* BEGIN *

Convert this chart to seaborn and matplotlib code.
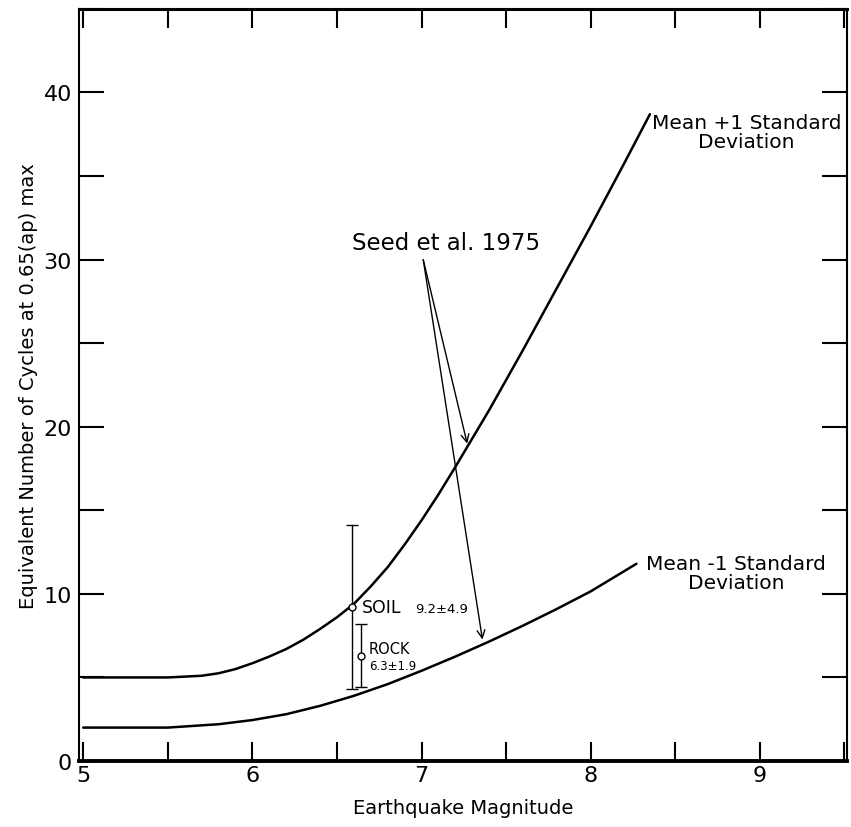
import numpy as np
import pandas as pd
import matplotlib
matplotlib.use("Agg")
import matplotlib.pyplot as plt
import seaborn as sns

# ---- data ----
upper_x = [5.0, 5.5, 5.7, 5.8, 5.9, 6.0, 6.1, 6.2, 6.3, 6.4, 6.5, 6.6, 6.7, 6.8, 6.9,
           7.0, 7.1, 7.2, 7.3, 7.4, 7.6, 7.8, 8.0, 8.2, 8.35]
upper_y = [5.0, 5.0, 5.1, 5.25, 5.5, 5.85, 6.25, 6.7, 7.25, 7.9, 8.6, 9.4, 10.45, 11.6, 12.95,
           14.4, 15.95, 17.6, 19.3, 21.0, 24.6, 28.3, 32.0, 35.8, 38.7]
lower_x = [5.0, 5.5, 5.8, 6.0, 6.2, 6.4, 6.6, 6.8, 7.0, 7.2, 7.4, 7.6, 7.8, 8.0, 8.27]
lower_y = [2.0, 2.0, 2.2, 2.45, 2.8, 3.3, 3.9, 4.6, 5.4, 6.25, 7.15, 8.1, 9.1, 10.15, 11.8]

site_names = ["SOIL", "ROCK"]
site_mag = [6.59, 6.64]
site_mean = [9.2, 6.3]
site_sd = [4.9, 1.9]
site_values = ["9.2±4.9", "6.3±1.9"]

x_ticks = [5.0, 5.5, 6.0, 6.5, 7.0, 7.5, 8.0, 8.5, 9.0, 9.5]
x_ticklabels = ["5", "", "6", "", "7", "", "8", "", "9", ""]
y_ticks = [0, 5, 10, 15, 20, 25, 30, 35, 40, 45]
y_ticklabels = ["0", "", "10", "", "20", "", "30", "", "40", ""]

df = pd.concat([
    pd.DataFrame({"mag": upper_x, "cycles": upper_y, "curve": "Mean +1 Standard Deviation"}),
    pd.DataFrame({"mag": lower_x, "cycles": lower_y, "curve": "Mean -1 Standard Deviation"}),
])

sns.set_theme(style="white")
plt.rcParams["font.family"] = ["DejaVu Sans"]
plt.rcParams["text.color"] = "black"
plt.rcParams["axes.labelcolor"] = "black"
plt.rcParams["xtick.color"] = "black"
plt.rcParams["ytick.color"] = "black"

fig = plt.figure(figsize=(8.51, 8.28), dpi=100)
ax = fig.add_axes([0.0928, 0.0797, 0.9025, 0.9083])

sns.lineplot(data=df, x="mag", y="cycles", units="curve", estimator=None,
             color="black", lw=1.8, ax=ax, legend=False)

# error bars
ax.errorbar(site_mag, site_mean, yerr=site_sd, fmt="o", ms=5, mfc="white",
            mec="black", mew=1.0, ecolor="black", elinewidth=1.0, capsize=4,
            capthick=1.0, zorder=5)

ax.text(site_mag[0] + 0.06, site_mean[0], site_names[0], fontsize=12.5,
        va="center", ha="left", color="black")
ax.text(6.96, site_mean[0] - 0.1, site_values[0], fontsize=9.5,
        va="center", ha="left", color="black")
ax.text(site_mag[1] + 0.05, site_mean[1] + 0.45, site_names[1], fontsize=10.5,
        va="center", ha="left", color="black")
ax.text(site_mag[1] + 0.05, site_mean[1] - 0.6, site_values[1], fontsize=8.5,
        va="center", ha="left", color="black")

# curve labels
ax.text(8.92, 38.8, "Mean +1 Standard\nDeviation", fontsize=14.5,
        ha="center", va="top", linespacing=1.0, color="black")
ax.text(8.86, 12.4, "Mean -1 Standard\nDeviation", fontsize=14.5,
        ha="center", va="top", linespacing=1.0, color="black")

# Seed et al. annotation
ax.text(7.70, 31.0, "Seed et al. 1975", fontsize=16.5, ha="right", va="center",
        color="black")
origin = (7.01, 30.0)
tip_up_x = 7.27
tip_lo_x = 7.36
ax.annotate("", xy=(tip_up_x, np.interp(tip_up_x, upper_x, upper_y) + 0.2), xytext=origin,
            arrowprops=dict(arrowstyle="->", color="black", lw=1.0,
                            shrinkA=0, shrinkB=0, mutation_scale=14))
ax.annotate("", xy=(tip_lo_x, np.interp(tip_lo_x, lower_x, lower_y) + 0.3), xytext=origin,
            arrowprops=dict(arrowstyle="->", color="black", lw=1.0,
                            shrinkA=0, shrinkB=0, mutation_scale=14))

ax.set_xlim(4.975, 9.515)
ax.set_ylim(0, 45)
ax.set_xticks(x_ticks)
ax.set_xticklabels(x_ticklabels)
ax.set_yticks(y_ticks)
ax.set_yticklabels(y_ticklabels)
ax.tick_params(axis="both", direction="in", top=True, right=True, left=True,
               bottom=True, color="black", labelcolor="black", labelsize=16, width=1.5)
ax.tick_params(axis="y", length=18, pad=5)
ax.tick_params(axis="x", length=14, pad=3)

ax.set_xlabel("Earthquake Magnitude", fontsize=14, labelpad=9, color="black")
ax.set_ylabel("Equivalent Number of Cycles at 0.65(ap) max", fontsize=14,
              labelpad=4, color="black")

for side, sp in ax.spines.items():
    sp.set_color("black")
    sp.set_linewidth(1.5)
ax.spines["bottom"].set_linewidth(2.8)
ax.spines["top"].set_linewidth(2.2)

fig.savefig("out.png", dpi=100, facecolor="white")
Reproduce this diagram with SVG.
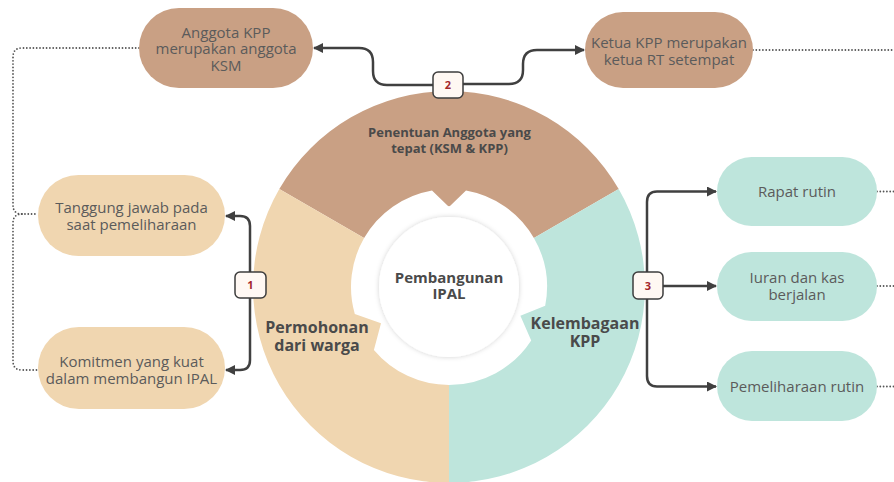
<svg xmlns="http://www.w3.org/2000/svg" width="894" height="482" viewBox="0 0 894 482">
  <defs>
    <style>
      .node-text { font-family: "Open Sans", "Liberation Sans", sans-serif; font-size: 15px; fill: #5b5b5b; text-anchor: middle; }
      .seg-text { font-family: "Open Sans", "Liberation Sans", sans-serif; font-weight: bold; fill: #4a4a4a; text-anchor: middle; }
      .badge-rect { fill: #fff8f3; stroke: #3d3d3d; stroke-width: 1.5; }
      .badge-text { font-family: "Open Sans", "Liberation Sans", sans-serif; font-weight: bold; font-size: 11px; fill: #a3262a; text-anchor: middle; }
      .conn { fill: none; stroke: #404040; stroke-width: 2.5; marker-end: url(#arrow); }
      .dots { fill: none; stroke: #555555; stroke-width: 1.8; stroke-dasharray: 0 3.3; stroke-linecap: round; }
      .brown { fill: #c9a084; }
      .beige { fill: #f0d6b0; }
      .teal { fill: #bee5dc; }
    </style>
    <marker id="arrow" viewBox="0 0 10 10" refX="9" refY="5" markerWidth="10" markerHeight="10" markerUnits="userSpaceOnUse" orient="auto">
      <path d="M0,0 L10,5 L0,10 Z" fill="#404040"/>
    </marker>
    <filter id="soft" x="-20%" y="-20%" width="140%" height="140%">
      <feDropShadow dx="0" dy="0" stdDeviation="2.5" flood-color="#000000" flood-opacity="0.18"/>
    </filter>
  </defs>

  <rect width="894" height="482" fill="#ffffff"/>

  <g id="dotted-connectors">
    <path class="dots" d="M139 48 H22 Q13 48 13 57 V205 Q13 214 22 214 H38"/>
    <path class="dots" d="M22 214 Q13 214 13 223 V361 Q13 370 22 370 H38"/>
    <path class="dots" d="M753 50 H894"/>
    <path class="dots" d="M877 191.5 H894"/>
    <path class="dots" d="M877 286 H894"/>
    <path class="dots" d="M877 386.5 H894"/>
  </g>

  <g id="ring">
    <g id="seg-penentuan">
      <path class="brown" d="M279.3 189 A196 196 0 0 1 618.7 189 L533.9 238 A98 98 0 0 0 466 190.5 L450.5 205.5 Q449 207 447.5 205.5 L432 190.5 A98 98 0 0 0 364.1 238 Z"/>
      <text class="seg-text" font-size="13" x="449.5" y="137">Penentuan Anggota yang</text>
      <text class="seg-text" font-size="13" x="449.5" y="153">tepat (KSM &amp; KPP)</text>
    </g>
    <g id="seg-kelembagaan">
      <path class="teal" d="M618.7 189 A196 196 0 0 1 449 483 L449 385 A98 98 0 0 0 531.2 340.4 L520.4 315.8 L545.2 305.7 A98 98 0 0 0 533.9 238 Z"/>
      <text class="seg-text" font-size="16" x="585" y="329">Kelembagaan</text>
      <text class="seg-text" font-size="16" x="585" y="347">KPP</text>
    </g>
    <g id="seg-permohonan">
      <path class="beige" d="M449 483 A196 196 0 0 1 279.3 189 L364.1 238 A98 98 0 0 0 354.8 314 L381 323.2 L373.9 350 A98 98 0 0 0 449 385 Z"/>
      <text class="seg-text" font-size="16" x="317" y="333">Permohonan</text>
      <text class="seg-text" font-size="16" x="317" y="351">dari warga</text>
    </g>
    <g id="center">
      <circle cx="449" cy="287" r="70" fill="#ffffff" filter="url(#soft)"/>
      <text class="seg-text" font-size="15" x="449" y="283">Pembangunan</text>
      <text class="seg-text" font-size="15" x="449" y="299">IPAL</text>
    </g>
  </g>

  <g id="connectors">
    <path class="conn" d="M250 272 V226 Q250 216 240 216 H226"/>
    <path class="conn" d="M250 298 V360 Q250 370 240 370 H226"/>
    <path class="conn" d="M433 85 H387 Q373 85 373 71 V62 Q373 48 359 48 H314"/>
    <path class="conn" d="M463 84 H509 Q523 84 523 70 V64 Q523 50 537 50 H584"/>
    <path class="conn" d="M647 272 V202 Q647 191.5 657 191.5 H716"/>
    <path class="conn" d="M663 286 H716"/>
    <path class="conn" d="M647 299 V376 Q647 386.5 657 386.5 H716"/>
  </g>

  <g id="badge-1">
    <rect class="badge-rect" x="235" y="272" width="31" height="26" rx="5"/>
    <text class="badge-text" x="250.5" y="289">1</text>
  </g>
  <g id="badge-2">
    <rect class="badge-rect" x="433" y="72" width="30" height="26" rx="5"/>
    <text class="badge-text" x="448" y="89">2</text>
  </g>
  <g id="badge-3">
    <rect class="badge-rect" x="633" y="272" width="30" height="27" rx="5"/>
    <text class="badge-text" x="648" y="289.5">3</text>
  </g>

  <g id="node-anggota">
    <rect class="brown" x="139" y="8" width="174" height="80" rx="40"/>
    <text class="node-text" x="226" y="37.5">Anggota KPP</text>
    <text class="node-text" x="226" y="54">merupakan anggota</text>
    <text class="node-text" x="226" y="70.5">KSM</text>
  </g>
  <g id="node-ketua">
    <rect class="brown" x="585" y="12" width="168" height="76" rx="38"/>
    <text class="node-text" x="669" y="48">Ketua KPP merupakan</text>
    <text class="node-text" x="669" y="64.5">ketua RT setempat</text>
  </g>
  <g id="node-tanggung">
    <rect class="beige" x="38" y="175" width="187" height="81" rx="40.5"/>
    <text class="node-text" x="131.5" y="213">Tanggung jawab pada</text>
    <text class="node-text" x="131.5" y="230">saat pemeliharaan</text>
  </g>
  <g id="node-komitmen">
    <rect class="beige" x="38" y="327" width="187" height="82" rx="41"/>
    <text class="node-text" x="131.5" y="367">Komitmen yang kuat</text>
    <text class="node-text" x="131.5" y="384">dalam membangun IPAL</text>
  </g>
  <g id="node-rapat">
    <rect class="teal" x="717" y="157" width="160" height="69" rx="34.5"/>
    <text class="node-text" x="797" y="196.5">Rapat rutin</text>
  </g>
  <g id="node-iuran">
    <rect class="teal" x="717" y="252" width="160" height="69" rx="34.5"/>
    <text class="node-text" x="797" y="282.5">Iuran dan kas</text>
    <text class="node-text" x="797" y="299.5">berjalan</text>
  </g>
  <g id="node-pemeliharaan">
    <rect class="teal" x="717" y="351" width="160" height="70" rx="35"/>
    <text class="node-text" x="797" y="392">Pemeliharaan rutin</text>
  </g>
</svg>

* END *

#### Task statement:
Starting with the first line of the data above and ending with the line containing "import seaborn as sns", please restate every line exactly, leaving images out.

#### Answer to this task:
Convert this chart to seaborn and matplotlib code.
import numpy as np
import pandas as pd
import matplotlib
matplotlib.use("Agg")
import matplotlib.pyplot as plt
import seaborn as sns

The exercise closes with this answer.